I am completely at peace with the Academy's Best Actress choices this year; there's no glaring omission like last year's Naomi Watts snub to get me all riled up. Kidman burrowed into her Virginia Woolf character in a way that seemed positively revelatory; Lane, as previously discussed, pounced on her slightly written role with a vengeance - there's no denying the power in her oft-cited, post-coital train scene, a whirlwind of contrasting emotions; and Moore... well, I'm not sure how much else I can say about one of the greatest performances of the past 20 years. They should just give her the damned Oscar and be done with it. (Sad to say, though, that seems iffy at best.) I can certainly see the sense in nominating Frida's Salma Hayek, for performing ably in her dream role and helping make the movie a sizeable hit, and Chicago's Renee Zellweger, because ... y'know, who knew she could do that? I, though, would have replaced the latter two with Streep, giving a slowly-falling-apart performance of such delicacy and nuance that you never wanted her scenes to end, and Gyllenhaal, who took what could have been an aggressively insulting character and turned her into a figure of uncommon pathos, humor, and yearning - and she did it in a film that would have been a complete botch without her.
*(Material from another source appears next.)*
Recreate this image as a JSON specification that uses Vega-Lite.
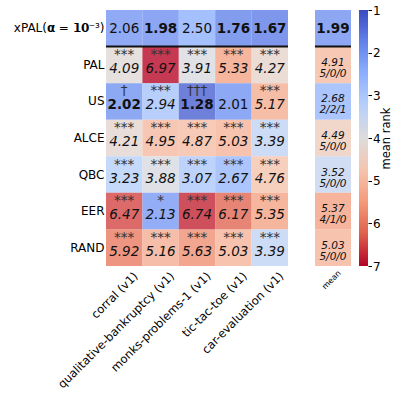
{
  "$schema": "https://vega.github.io/schema/vega-lite/v6.json",
  "padding": {"left": 13, "top": 4, "right": 0, "bottom": 0},
  "config": {
    "view": {"stroke": null},
    "font": "DejaVu Sans",
    "axis": {"labelColor": "#000", "labelFont": "DejaVu Sans", "titleColor": "#000", "titleFont": "DejaVu Sans"}
  },
  "datasets": {
    "cells": [
      {"strategy": "xPAL(𝝰 = 𝟭𝟬⁻³)", "dataset": "corral (v1)", "rank": 2.06, "marker": "", "best": false},
      {"strategy": "xPAL(𝝰 = 𝟭𝟬⁻³)", "dataset": "qualitative-bankruptcy (v1)", "rank": 1.98, "marker": "", "best": true},
      {"strategy": "xPAL(𝝰 = 𝟭𝟬⁻³)", "dataset": "monks-problems-1 (v1)", "rank": 2.50, "marker": "", "best": false},
      {"strategy": "xPAL(𝝰 = 𝟭𝟬⁻³)", "dataset": "tic-tac-toe (v1)", "rank": 1.76, "marker": "", "best": true},
      {"strategy": "xPAL(𝝰 = 𝟭𝟬⁻³)", "dataset": "car-evaluation (v1)", "rank": 1.67, "marker": "", "best": true},
      {"strategy": "PAL", "dataset": "corral (v1)", "rank": 4.09, "marker": "***", "best": false},
      {"strategy": "PAL", "dataset": "qualitative-bankruptcy (v1)", "rank": 6.97, "marker": "***", "best": false},
      {"strategy": "PAL", "dataset": "monks-problems-1 (v1)", "rank": 3.91, "marker": "***", "best": false},
      {"strategy": "PAL", "dataset": "tic-tac-toe (v1)", "rank": 5.33, "marker": "***", "best": false},
      {"strategy": "PAL", "dataset": "car-evaluation (v1)", "rank": 4.27, "marker": "***", "best": false},
      {"strategy": "US", "dataset": "corral (v1)", "rank": 2.02, "marker": "†", "best": true},
      {"strategy": "US", "dataset": "qualitative-bankruptcy (v1)", "rank": 2.94, "marker": "***", "best": false},
      {"strategy": "US", "dataset": "monks-problems-1 (v1)", "rank": 1.28, "marker": "†††", "best": true},
      {"strategy": "US", "dataset": "tic-tac-toe (v1)", "rank": 2.01, "marker": "", "best": false},
      {"strategy": "US", "dataset": "car-evaluation (v1)", "rank": 5.17, "marker": "***", "best": false},
      {"strategy": "ALCE", "dataset": "corral (v1)", "rank": 4.21, "marker": "***", "best": false},
      {"strategy": "ALCE", "dataset": "qualitative-bankruptcy (v1)", "rank": 4.95, "marker": "***", "best": false},
      {"strategy": "ALCE", "dataset": "monks-problems-1 (v1)", "rank": 4.87, "marker": "***", "best": false},
      {"strategy": "ALCE", "dataset": "tic-tac-toe (v1)", "rank": 5.03, "marker": "***", "best": false},
      {"strategy": "ALCE", "dataset": "car-evaluation (v1)", "rank": 3.39, "marker": "***", "best": false},
      {"strategy": "QBC", "dataset": "corral (v1)", "rank": 3.23, "marker": "***", "best": false},
      {"strategy": "QBC", "dataset": "qualitative-bankruptcy (v1)", "rank": 3.88, "marker": "***", "best": false},
      {"strategy": "QBC", "dataset": "monks-problems-1 (v1)", "rank": 3.07, "marker": "***", "best": false},
      {"strategy": "QBC", "dataset": "tic-tac-toe (v1)", "rank": 2.67, "marker": "***", "best": false},
      {"strategy": "QBC", "dataset": "car-evaluation (v1)", "rank": 4.76, "marker": "***", "best": false},
      {"strategy": "EER", "dataset": "corral (v1)", "rank": 6.47, "marker": "***", "best": false},
      {"strategy": "EER", "dataset": "qualitative-bankruptcy (v1)", "rank": 2.13, "marker": "*", "best": false},
      {"strategy": "EER", "dataset": "monks-problems-1 (v1)", "rank": 6.74, "marker": "***", "best": false},
      {"strategy": "EER", "dataset": "tic-tac-toe (v1)", "rank": 6.17, "marker": "***", "best": false},
      {"strategy": "EER", "dataset": "car-evaluation (v1)", "rank": 5.35, "marker": "***", "best": false},
      {"strategy": "RAND", "dataset": "corral (v1)", "rank": 5.92, "marker": "***", "best": false},
      {"strategy": "RAND", "dataset": "qualitative-bankruptcy (v1)", "rank": 5.16, "marker": "***", "best": false},
      {"strategy": "RAND", "dataset": "monks-problems-1 (v1)", "rank": 5.63, "marker": "***", "best": false},
      {"strategy": "RAND", "dataset": "tic-tac-toe (v1)", "rank": 5.03, "marker": "***", "best": false},
      {"strategy": "RAND", "dataset": "car-evaluation (v1)", "rank": 3.39, "marker": "***", "best": false}
    ],
    "means": [
      {"strategy": "xPAL(𝝰 = 𝟭𝟬⁻³)", "col": "mean", "rank": 1.99, "wtl": ""},
      {"strategy": "PAL", "col": "mean", "rank": 4.91, "wtl": "5/0/0"},
      {"strategy": "US", "col": "mean", "rank": 2.68, "wtl": "2/2/1"},
      {"strategy": "ALCE", "col": "mean", "rank": 4.49, "wtl": "5/0/0"},
      {"strategy": "QBC", "col": "mean", "rank": 3.52, "wtl": "5/0/0"},
      {"strategy": "EER", "col": "mean", "rank": 5.37, "wtl": "4/1/0"},
      {"strategy": "RAND", "col": "mean", "rank": 5.03, "wtl": "5/0/0"}
    ],
    "colorbar": [
      {"lo": 1, "hi": 7}
    ]
  },
  "spacing": 25,
  "hconcat": [
    {
      "width": 182,
      "height": 256,
      "data": {"name": "cells"},
      "encoding": {
        "y": {"field": "strategy", "type": "nominal", "sort": ["xPAL(𝝰 = 𝟭𝟬⁻³)", "PAL", "US", "ALCE", "QBC", "EER", "RAND"], "scale": {"paddingInner": 0, "paddingOuter": 0}, "axis": {"title": null, "ticks": false, "domain": false, "labelFontSize": 12, "labelPadding": 2, "labelLimit": 200}}
      },
      "layer": [
        {
          "mark": {"type": "rect", "opacity": 0.8},
          "encoding": {
            "x": {"field": "dataset", "type": "nominal", "sort": ["corral (v1)", "qualitative-bankruptcy (v1)", "monks-problems-1 (v1)", "tic-tac-toe (v1)", "car-evaluation (v1)"], "scale": {"paddingInner": 0, "paddingOuter": 0}, "axis": {"title": null, "labelAngle": -45, "labelAlign": "right", "labelBaseline": "top", "ticks": false, "domain": false, "labelFontSize": 11.6, "labelPadding": 4, "labelOffset": 8, "labelLimit": 300}},
            "color": {"field": "rank", "type": "quantitative", "scale": {"domain": [1, 1.75, 2.5, 3.25, 4, 4.75, 5.5, 6.25, 7], "range": ["#3b4cc0", "#6282ea", "#8db0fe", "#b8d0f9", "#dddcdc", "#f5c4ad", "#f49a7b", "#de604d", "#b40426"], "interpolate": "rgb"}, "legend": null}
          }
        },
        {
          "transform": [{"filter": "indexof(datum.strategy, 'xPAL') === 0 && !datum.best"}],
          "mark": {"type": "text", "fontSize": 13.5, "baseline": "middle", "dy": 1, "color": "#111"},
          "encoding": {"x": {"field": "dataset", "type": "nominal", "sort": ["corral (v1)", "qualitative-bankruptcy (v1)", "monks-problems-1 (v1)", "tic-tac-toe (v1)", "car-evaluation (v1)"]}, "text": {"field": "rank", "format": ".2f"}}
        },
        {
          "transform": [{"filter": "indexof(datum.strategy, 'xPAL') === 0 && datum.best"}],
          "mark": {"type": "text", "fontSize": 13.5, "fontWeight": "bold", "baseline": "middle", "dy": 1, "color": "#111"},
          "encoding": {"x": {"field": "dataset", "type": "nominal", "sort": ["corral (v1)", "qualitative-bankruptcy (v1)", "monks-problems-1 (v1)", "tic-tac-toe (v1)", "car-evaluation (v1)"]}, "text": {"field": "rank", "format": ".2f"}}
        },
        {
          "transform": [{"filter": "indexof(datum.strategy, 'xPAL') !== 0 && indexof(datum.marker, '*') >= 0"}],
          "mark": {"type": "text", "fontSize": 13.5, "fontStyle": "italic", "baseline": "middle", "dy": 4, "color": "#111"},
          "encoding": {"x": {"field": "dataset", "type": "nominal", "sort": ["corral (v1)", "qualitative-bankruptcy (v1)", "monks-problems-1 (v1)", "tic-tac-toe (v1)", "car-evaluation (v1)"]}, "text": {"field": "rank", "format": ".2f"}}
        },
        {
          "transform": [{"filter": "indexof(datum.strategy, 'xPAL') !== 0 && indexof(datum.marker, '*') < 0 && datum.best"}],
          "mark": {"type": "text", "fontSize": 13.5, "fontWeight": "bold", "baseline": "middle", "dy": 4, "color": "#111"},
          "encoding": {"x": {"field": "dataset", "type": "nominal", "sort": ["corral (v1)", "qualitative-bankruptcy (v1)", "monks-problems-1 (v1)", "tic-tac-toe (v1)", "car-evaluation (v1)"]}, "text": {"field": "rank", "format": ".2f"}}
        },
        {
          "transform": [{"filter": "indexof(datum.strategy, 'xPAL') !== 0 && indexof(datum.marker, '*') < 0 && !datum.best"}],
          "mark": {"type": "text", "fontSize": 13.5, "baseline": "middle", "dy": 4, "color": "#111"},
          "encoding": {"x": {"field": "dataset", "type": "nominal", "sort": ["corral (v1)", "qualitative-bankruptcy (v1)", "monks-problems-1 (v1)", "tic-tac-toe (v1)", "car-evaluation (v1)"]}, "text": {"field": "rank", "format": ".2f"}}
        },
        {
          "transform": [{"filter": "datum.marker !== ''"}],
          "mark": {"type": "text", "fontSize": 13.5, "baseline": "middle", "dy": -10, "color": "#333"},
          "encoding": {"x": {"field": "dataset", "type": "nominal", "sort": ["corral (v1)", "qualitative-bankruptcy (v1)", "monks-problems-1 (v1)", "tic-tac-toe (v1)", "car-evaluation (v1)"]}, "text": {"field": "marker"}}
        },
        {
          "transform": [{"filter": "datum.strategy === 'PAL' && datum.dataset === 'corral (v1)'"}],
          "mark": {"type": "rule", "strokeWidth": 2, "color": "#111"},
          "encoding": {"y": {"field": "strategy", "type": "nominal", "bandPosition": 0}}
        }
      ]
    },
    {
      "spacing": 7,
      "hconcat": [
        {
          "width": 36,
          "height": 256,
          "data": {"name": "means"},
          "encoding": {
            "y": {"field": "strategy", "type": "nominal", "sort": ["xPAL(𝝰 = 𝟭𝟬⁻³)", "PAL", "US", "ALCE", "QBC", "EER", "RAND"], "scale": {"paddingInner": 0, "paddingOuter": 0}, "axis": null}
          },
          "layer": [
            {
              "mark": {"type": "rect", "opacity": 0.8},
              "encoding": {
                "x": {"field": "col", "type": "nominal", "scale": {"paddingInner": 0, "paddingOuter": 0}, "axis": {"title": null, "labelAngle": -45, "labelAlign": "right", "labelBaseline": "top", "ticks": false, "domain": false, "labelFontSize": 8, "labelPadding": 3, "labelOffset": 4}},
                "color": {"field": "rank", "type": "quantitative", "scale": {"domain": [1, 1.75, 2.5, 3.25, 4, 4.75, 5.5, 6.25, 7], "range": ["#3b4cc0", "#6282ea", "#8db0fe", "#b8d0f9", "#dddcdc", "#f5c4ad", "#f49a7b", "#de604d", "#b40426"], "interpolate": "rgb"}, "legend": null}
              }
            },
            {
              "transform": [{"filter": "datum.wtl === ''"}],
              "mark": {"type": "text", "fontSize": 13.5, "fontWeight": "bold", "baseline": "middle", "dy": 1, "color": "#111"},
              "encoding": {"x": {"field": "col", "type": "nominal"}, "text": {"field": "rank", "format": ".2f"}}
            },
            {
              "transform": [{"filter": "datum.wtl !== ''"}],
              "mark": {"type": "text", "fontSize": 10.5, "fontStyle": "italic", "baseline": "middle", "dy": -2, "color": "#111"},
              "encoding": {"x": {"field": "col", "type": "nominal"}, "text": {"field": "rank", "format": ".2f"}}
            },
            {
              "transform": [{"filter": "datum.wtl !== ''"}],
              "mark": {"type": "text", "fontSize": 10.5, "fontStyle": "italic", "baseline": "middle", "dy": 9, "color": "#111"},
              "encoding": {"x": {"field": "col", "type": "nominal"}, "text": {"field": "wtl"}}
            },
            {
              "transform": [{"filter": "datum.strategy === 'PAL'"}],
              "mark": {"type": "rule", "strokeWidth": 2, "color": "#111"},
              "encoding": {"y": {"field": "strategy", "type": "nominal", "bandPosition": 0}}
            }
          ]
        },
        {
          "width": 9,
          "height": 256,
          "data": {"name": "colorbar"},
          "mark": {"type": "rect", "color": {"gradient": "linear", "x1": 0, "y1": 0, "x2": 0, "y2": 1, "stops": [
            {"offset": 0, "color": "#3b4cc0"},
            {"offset": 0.125, "color": "#6282ea"},
            {"offset": 0.25, "color": "#8db0fe"},
            {"offset": 0.375, "color": "#b8d0f9"},
            {"offset": 0.5, "color": "#dddcdc"},
            {"offset": 0.625, "color": "#f5c4ad"},
            {"offset": 0.75, "color": "#f49a7b"},
            {"offset": 0.875, "color": "#de604d"},
            {"offset": 1, "color": "#b40426"}
          ]}},
          "encoding": {
            "y": {"field": "lo", "type": "quantitative", "scale": {"domain": [1, 7], "reverse": true, "nice": false, "zero": false}, "axis": {"orient": "right", "values": [1, 2, 3, 4, 5, 6, 7], "title": "mean rank", "titleAngle": 270, "titleBaseline": "top", "titleFontSize": 11.5, "titleFontWeight": "normal", "titlePadding": 0, "labelFontSize": 12, "labelPadding": 1, "tickSize": 3.5, "tickColor": "#000", "domain": false, "grid": false, "labelFlush": false}},
            "y2": {"field": "hi"}
          }
        }
      ]
    }
  ]
}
The year's other great actresses give their all to their films; Gyllenhaal positively rescues hers.

Best Supporting Actor
Cedric the Entertainer (Barbershop)
Chris Cooper (Adaptation) (A)
Willem Dafoe (Auto Focus)
Jude Law (The Road to Perdition)
Dennis Quaid (Far from Heaven)

Here's a rarity: My personal favorite choice is also the front-runner. I don't know anyone who saw Adaptation and didn't marvel at the powerhouse performance of Chris Cooper. He's so hilarious, so touching, so blisteringly alive that you can't imagine the movie without him, and his portrayal is even more impressive given Cooper's usual stoicism - who thought the man had it in him to be wacky? 2002 was filled with supporting performances that were no less surprising, but scant few made it onto the Best Supporting Actor lineup. While the fine performances of Chicago's John C. Reilly, The Hours' Ed Harris, and Catch Me If You Can's Christopher Walken all featured their share of surprises - Reilly can sing! Harris can wax poetic! Walken can be charming! - I'd have replaced this trio with Quaid, a heartbreaking figure of faux-propriety, '50s-style; Dafoe, a tormented hanger-on who crosses from repellant to tragic; and the incomparable Cedric the Entertainer, whose every incendiary, politically incorrect aside earns major laughs. And what's with the Paul Newman nomination for The Road to Perdition? Sure, he's a legend, but did anyone really think he gave a better performance than that same film's Jude Law, so feral and terrifying that he put the rest of Sam Mendes' waxworks opus to shame? Law has now been bypassed on deserving Oscar nods for such films as Gattaca, A.I. , and now Perdition; a few more, and the Academy will have to overlook him for a Lifetime Achievement Award, too.

Best Supporting Actress
Patricia Clarkson (Far from Heaven)
Zooey Deschanel (The Good Girl)
Julianne Moore (The Hours) (A)
Meryl Streep (Adaptation) (A)
Catherine Zeta-Jones (Chicago) (A)

Finally, a nomination that Chicago deserves! Catherine Zeta-Jones is easily the musical's trump card; she attacks her Velma Kelly role with powerhouse gusto and is the one performer in the movie who sticks in your mind long after memories of the movie have faded. (I'd be happier about the nomination for her co-star, Queen Latifah, if she gave her acting the same oomph she gives her "When You're Good to Mama" number.) On the flip side, Moore is equally memorable in The Hours by saying barely a word; a lifetime's worth of sadness and neglect seeps through her devastatingly quiet performance. And the best of the lot? Ms. Meryl Streep, who has often been brilliant in screen comedy - Death Becomes Her, Defending Your Life, Postcards from the Edge - but who has never been as relaxed and instinctual as she is in her scenes with Chris Cooper; they create the year's most hysterical, and most oddly affecting, lovers. I agree with the Academy's commendation of all three actresses, and would have also included Clarkson's sweetly malevolent neighbor (her venomously teary-eyed reading of "I'm your best friend!" couldn't be bettered) and Deschanel's mordantly dry convenience-store employee, the fall-down funniest performance of 2002. And who, besides Queen Latifah, took their place? Kathy Bates in About Schmidt. She's a terrific actress and all, but honestly, if not for the hot-tub scene (which is all anyone seems to talk about in regards to her portrayal), would this performance otherwise merit a moment of serious Oscar consideration?

Of course, I'm asking for a lot; the words "serious" and "Oscar consideration" rarely fit in the same sentence, and I'm grateful that, this year at least, the voters didn't find new ways to embarrass themselves. We'll leave that to the Oscar telecast itself.